Family and friends, the curious and a few stragglers, crammed into Court No5 on the first Monday of the French Open to see if the fuss about Great Britain’s latest tennis acquisition, Aljaz Bedene – once of Slovenia and latterly of Welwyn Garden City – was warranted. It just about was.
Bedene lost in his first major under the colours – in the first round, true to stereotype – but he gave almost as good as he got against one of the best young players on the tour, Dominic Thiem.
Bedene is ranked 75th in the world and thus is officially Britain’s second best player behind Andy Murray, who has given him the nod in his quest to play Davis Cup for his adopted country.
The 21-year-old Austrian from Lichtenworth (which, at a stretch, sounds like a village in Hertfordshire) won 6-3, 6-4, 6-7, 6-3 in three hours and 22 minutes – one of the longest matches of the day – and had a little too much pop on his winning shots in the tight exchanges, although the quality of the tennis was excellent for an outside court. It is a shame the court was not as good as the tennis.
The players did well not to decapitate any of the officials, so ridiculously short was the stretch between baseline and the back wall. At times, each of them received the ball just a couple of feet in front of the line judges, who had to step adroitly and as unobtrusively as possible to avoid what would have been an embarrassing and painful incident.
Week in, week out players outside the elite face such challenges – which does not justify squeezing them into such a cramped space in a grand slam tournament. The Roland Garros organisers – already under pressure for the breach of security which saw a young man invade Court Philippe Chatrier on Sunday to grab a selfie alongside Roger Federer – might like to take a close look at the layout of the courts during their upcoming expansion programme.
Thiem, ranked accurately at No31, had two break points as early as the second game but Bedene stayed calm and an ace helped him hold. Thereafter it was an intriguing tussle, the Austrian hitting hard at the lines with enough profit to take the first set comfortably, the second less so.
Faced with a straight-sets exit in his first slam, Bedene showed admirable fight, exchanging breaks midway through the third set and forcing a tie-break. He went 3-1 up and levelled at 4-4 before Thiem served to 6-4 and match point. A double fault by his opponent gave Bedene another look with two serves in hand. He got to 7-6 and Thiem struck a forehand wide to hand him the set.

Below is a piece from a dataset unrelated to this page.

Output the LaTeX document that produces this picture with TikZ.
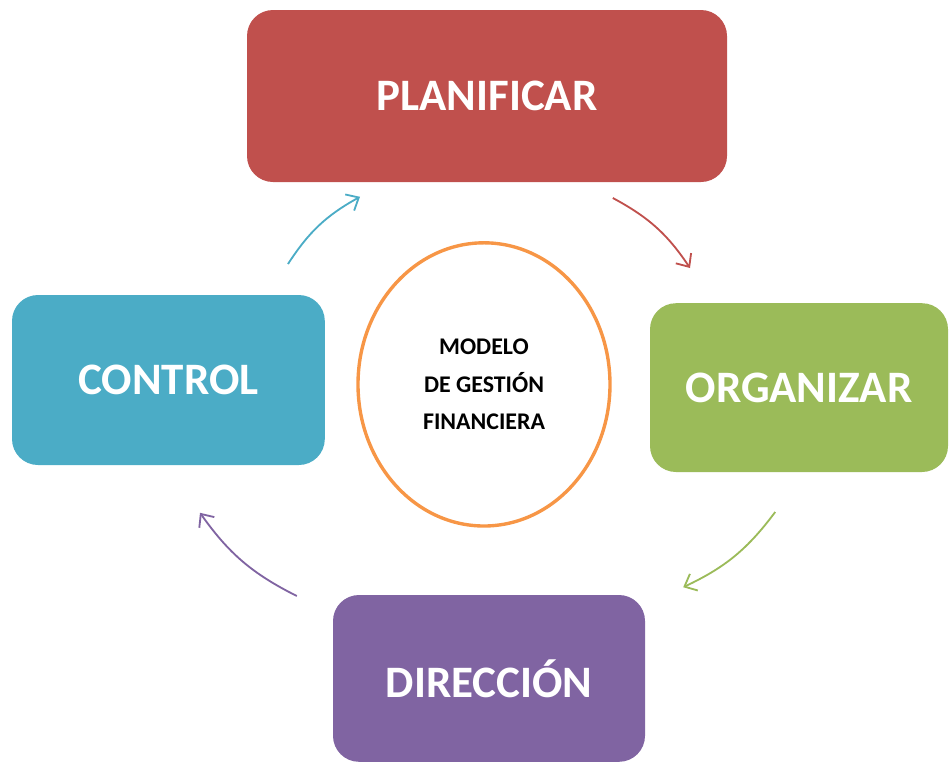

At 2-1 in the fourth, Bedene took a medical time-out for attention to a recurring wrist problem, one which he had earlier identified, curiously, as “more mental than physical”. He fell behind to 1-4 and served to stay in the tournament at 2-5, still going for his shots and stretching his opponent in every rally. But Thiem closed it out with his eighth and ninth aces of an entertaining match.
The 25-year-old Bedene became a British citizen in March after five years’ residency, but until now was probably as well known to a wider audience for his pop singer girlfriend, Kimalie, as his proficiency on clay. He is doing his best to change his profile and at least showed he has the weapons to give it a good shot.